A solid cylinder of mass 2 kg and radius 4 cm rotating about its axis at the rate of 3 rpm. The torque required to stop after `2pi` revolutions is :

To solve the problem step by step, we will follow these calculations: ### Step 1: Convert the initial angular velocity from rpm to rad/s Given: - Initial speed = 3 rpm To convert this to radians per second: \[ \omega_0 = 3 \text{ rpm} \times \frac{2\pi \text{ rad}}{1 \text{ rev}} \times \frac{1 \text{ min}}{60 \text{ s}} = \frac{3 \times 2\pi}{60} = \frac{6\pi}{60} = \frac{\pi}{10} \text{ rad/s} \] ### Step 2: Determine the angular displacement in radians We need to stop the cylinder after \(2\pi\) revolutions.
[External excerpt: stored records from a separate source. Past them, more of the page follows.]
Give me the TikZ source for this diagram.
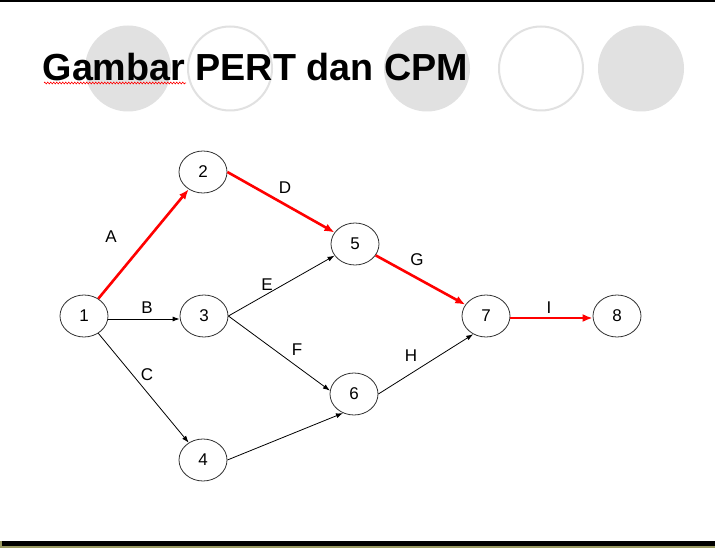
\documentclass[tikz,border=0pt]{standalone}
\usepackage{fontspec}
\setmainfont{Liberation Sans}
\usetikzlibrary{shapes.geometric,arrows.meta,decorations.pathmorphing}
\definecolor{decogray}{HTML}{E1E1E1}
\definecolor{olivebar}{HTML}{9A9A62}
\definecolor{ovalline}{HTML}{333333}
\tikzset{
  evnode/.style={ellipse,draw=ovalline,line width=0.8pt,minimum width=48pt,minimum height=42pt,inner sep=0pt,font=\fontsize{17}{19}\selectfont},
  actlabel/.style={font=\fontsize{17}{19}\selectfont,inner sep=0pt},
  normalarrow/.style={draw=black,line width=0.8pt,-{Latex[length=7pt,width=5pt]}},
  critarrow/.style={draw=red,line width=2.6pt,-{Latex[length=10pt,width=8pt]}},
  fillcirc/.style={fill=decogray,draw=none},
  ringcirc/.style={draw=decogray,line width=2pt,fill=white}
}
\begin{document}
\begin{tikzpicture}[x=1pt,y=-1pt]
\useasboundingbox (0,0) rectangle (715,548);
\fill[white] (0,0) rectangle (715,548);
% top line
\fill[black] (0,0) rectangle (715,1.8);
% bottom bars
\fill[black] (0,541) rectangle (715,546);
\fill[olivebar] (0,546) rectangle (715,548);
\fill[olivebar] (0,541) rectangle (2,546);
% decorative circles
\path[fillcirc] (128,68.5) circle[radius=43];
\path[ringcirc] (230,68.5) circle[radius=42];
\path[fillcirc] (427,68.5) circle[radius=43];
\path[ringcirc] (541,68.5) circle[radius=42];
\path[fillcirc] (641,68.5) circle[radius=43];
% title
\node[anchor=base west,inner sep=0pt,font=\fontsize{37.7}{40}\selectfont\bfseries] (title) at (42.5,81) {Gambar PERT dan CPM};
\coordinate (sqa) at (44,83);
\coordinate (sqb) at (186,83);
\draw[red,line width=0.6pt,decorate,decoration={zigzag,segment length=3pt,amplitude=0.9pt}] (sqa) -- (sqb);
% event nodes
\node[evnode] (n1) at (84,316) {1};
\node[evnode] (n2) at (203,172) {2};
\node[evnode] (n3) at (204,316) {3};
\node[evnode] (n4) at (203,460) {4};
\node[evnode] (n5) at (355,244) {5};
\node[evnode] (n6) at (354,394) {6};
\node[evnode] (n7) at (486,316) {7};
\node[evnode] (n8) at (617,316) {8};
% activities
\draw[critarrow] (n1) -- (n2);
\draw[critarrow] (n2.east) -- (n5);
\draw[critarrow] (n5) -- (n7);
\draw[critarrow] ([yshift=-2pt]n7.east) -- ([yshift=-2pt]n8.west);
\draw[normalarrow] ([yshift=-3pt]n1.east) -- ([yshift=-3pt]n3.west);
\draw[normalarrow] (n1) -- (n4);
\draw[normalarrow] (n3.east) -- (n5);
\draw[normalarrow] (n3.east) -- (n6.172);
\draw[normalarrow] (n4.east) -- (n6.240);
\draw[normalarrow] (n6.east) -- (n7.235);
% labels
\node[actlabel] (lA) at (111,237) {A};
\node[actlabel] (lB) at (147,308) {B};
\node[actlabel] (lC) at (147,375) {C};
\node[actlabel] (lD) at (285,188) {D};
\node[actlabel] (lE) at (267,285) {E};
\node[actlabel] (lF) at (297,350) {F};
\node[actlabel] (lG) at (417,260) {G};
\node[actlabel] (lH) at (411,356) {H};
\node[actlabel] (lI) at (549,308) {I};
\end{tikzpicture}
\end{document}
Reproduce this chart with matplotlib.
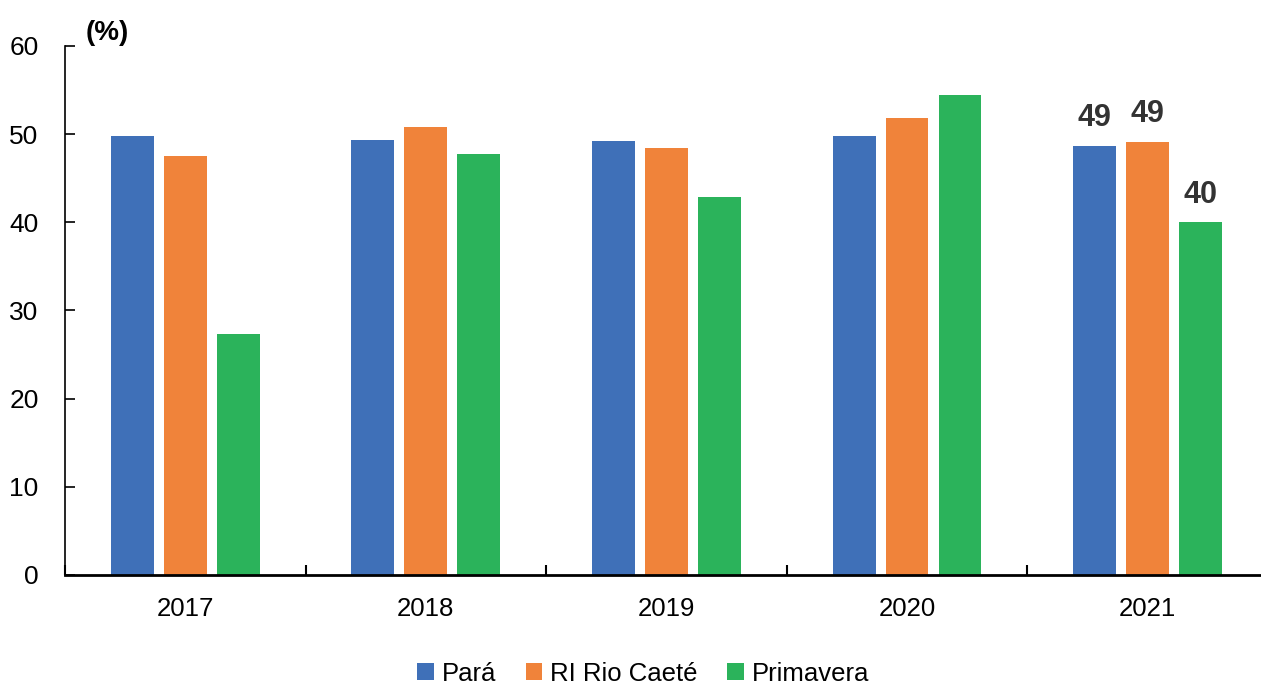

The angular displacement (\(\theta\)) in radians is: \[ \theta = 2\pi \text{ rev} \times 2\pi \text{ rad/rev} = 4\pi^2 \text{ rad} \] ### Step 3: Use the equation of motion for angular motion We will use the equation: \[ \omega^2 = \omega_0^2 + 2\alpha\theta \] Where: - \(\omega\) (final angular velocity) = 0 (since we want to stop the cylinder) - \(\omega_0 = \frac{\pi}{10} \text{ rad/s}\) - \(\theta = 4\pi^2 \text{ rad}\) Substituting the values: \[ 0 = \left(\frac{\pi}{10}\right)^2 + 2\alpha(4\pi^2) \] \[ 0 = \frac{\pi^2}{100} + 8\pi^2\alpha \] Rearranging gives: \[ 8\pi^2\alpha = -\frac{\pi^2}{100} \] \[ \alpha = -\frac{1}{800} \text{ rad/s}^2 \] ### Step 4: Calculate the moment of inertia (I) of the solid cylinder The moment of inertia of a solid cylinder rotating about its axis is given by: \[ I = \frac{1}{2} m r^2 \] Where: - \(m = 2 \text{ kg}\) - \(r = 4 \text{ cm} = 0.04 \text{ m}\) Calculating \(I\): \[ I = \frac{1}{2} \times 2 \times (0.04)^2 = \frac{1}{2} \times 2 \times 0.0016 = 0.0016 \text{ kg m}^2 \] ### Step 5: Calculate the torque (\(\tau\)) Using the formula for torque: \[ \tau = I \alpha \] Substituting the values: \[ \tau = 0.0016 \times \left(-\frac{1}{800}\right) = -\frac{0.0016}{800} = -2 \times 10^{-6} \text{ N m} \] The negative sign indicates that the torque is applied in the opposite direction of the rotation. ### Final Answer The torque required to stop the cylinder after \(2\pi\) revolutions is: \[ \tau = 2 \times 10^{-6} \text{ N m} \] ---